The La's - The La's (1990)

The La's - The La's (1990)
Rating: 7.1

My second review and after Mozart and 1791 I return back to the present day, relatively.  Well, over twenty years ago.  But I also return from old Austria and to my beloved, fascinating hometown of Liverpool, England, for a little rock album called The La's, by The La's.

In case you did not know, "La'" is a Liverpudlian, or "scouse" term, short for lad, which all lads, or la's, call each other.  Around the city, it is often found at the end of every other sentence spoken, an unnecessary but affectionate term that punctuates dialogue between men. The point of me telling you this is that this album, this band, The La's is very localised music of a certain time and place.

While Mozart's 'Requiem' is eternal and Godly music, The La's is distinctly late eighties, early nineties northern England.  The coming end of Thatcherism, prolonged for a few years by John Major, and the rise of New Labour.  A country falling to pieces, an empire crumbling, leaving antiquated relics of a forgotten era, scattered evidence of former glory across the world. But spirits are high - especially in Liverpool, for at least the red half of the city, as Liverpool F.C. had just come off the back of two decades of dominance in football, winning their final league trophy til this very day in 1990, the same The La's self-titled debut came out.

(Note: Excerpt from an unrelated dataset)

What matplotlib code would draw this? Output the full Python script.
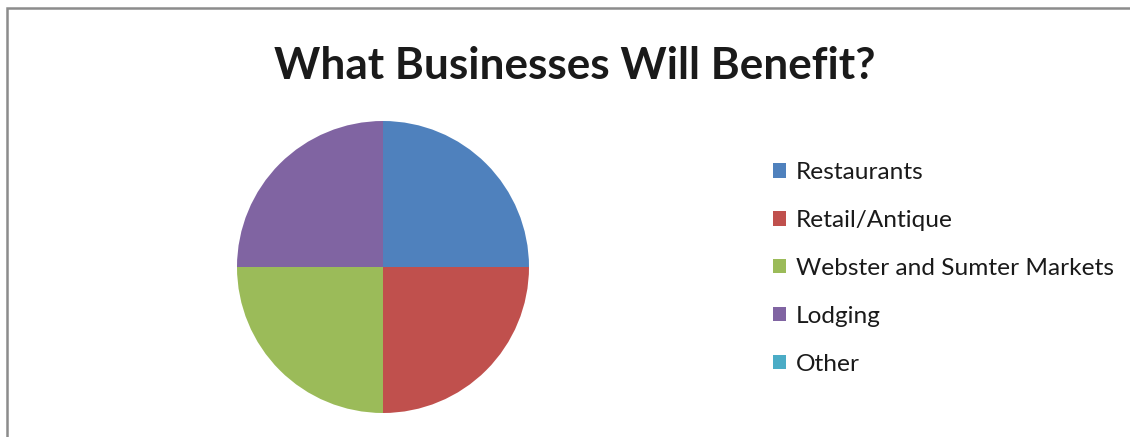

The beautiful streets of Liverpool I grew up in, and its optimistic people.  A people so detached from the rest of British customs and culture, and quaintly so.  Liverpool and its red pride, not only in a footballing sense, but the communist undertones of the city's collective ideology.  The c-word isn't a dirty word in Liverpool (neither is the other c-word, too much), and strangely of all the cities in England for my family to find salvation from the former Soviet Union, Liverpool was the one they chose.  At least they fit in with the people, walking contradictions - but delightfully so.  And though I speak as if I am looking from the outside, I am scouser at heart.  To bastardise a local phrase - I'm scouse, not English.. not Russian.

The La's, more than any other band including The Beatles, represent what the city of Liverpool means to me.  The Beatles were from another time and another generation, another place altogether, their accents incongruous to the Liverpool I know.  John, Paul, George and Ringo certainly would not have called each other La' with a missing d.  Perhaps lad.  To me, The La's is the real Penny Lane, a bleak street, the one that comes off Allerton Road on the way into town, the turn-off near the old church.  The La's are my mum calling me in for tea while I'm playing footy on the streets with my mates, growing up and watching my beloved Liverpool F.C fall further behind Man United every season in the Premier League.

The music is jangling guitars and trackies, channeled sea shanties of a bygone period, a time when Liverpool was one of the world's major ports, it's docks bustling with life.  A gentle, friendly and timely sound with a hint of scouse eccentricity and madness in the playful, sometimes surreal and probably drug-addled lyrics of Lee Mavers.  Music that paints a picture of my childhood, memories reflected, but not that I listened to growing up.

And so it leads me to the question, how and why should I rate this album?  Who am I to judge?  As there is only one judge for us after all, which is God.  I gave it a "7.1", but what does that mean - the album is only 71% perfect?  Music, that as I have stated, is reflective of my beautiful childhood, of fond memories and of a glorious life I have lived thanks to the Lord.  Only worth a 7.1?  What does it even mean, exactly?

As I stated in my Mozart review, I believe there is an objective standard for art, but should all art be reaching for that pinnacle?  The La's is timely and local music, and save for serving as a historical document one day in the future, an artifact of another lost era in time, it has its own use-by date.  So why put a 7.1 rating on it?  I don't know why exactly, but there's more money in it.  People just like to put things in order.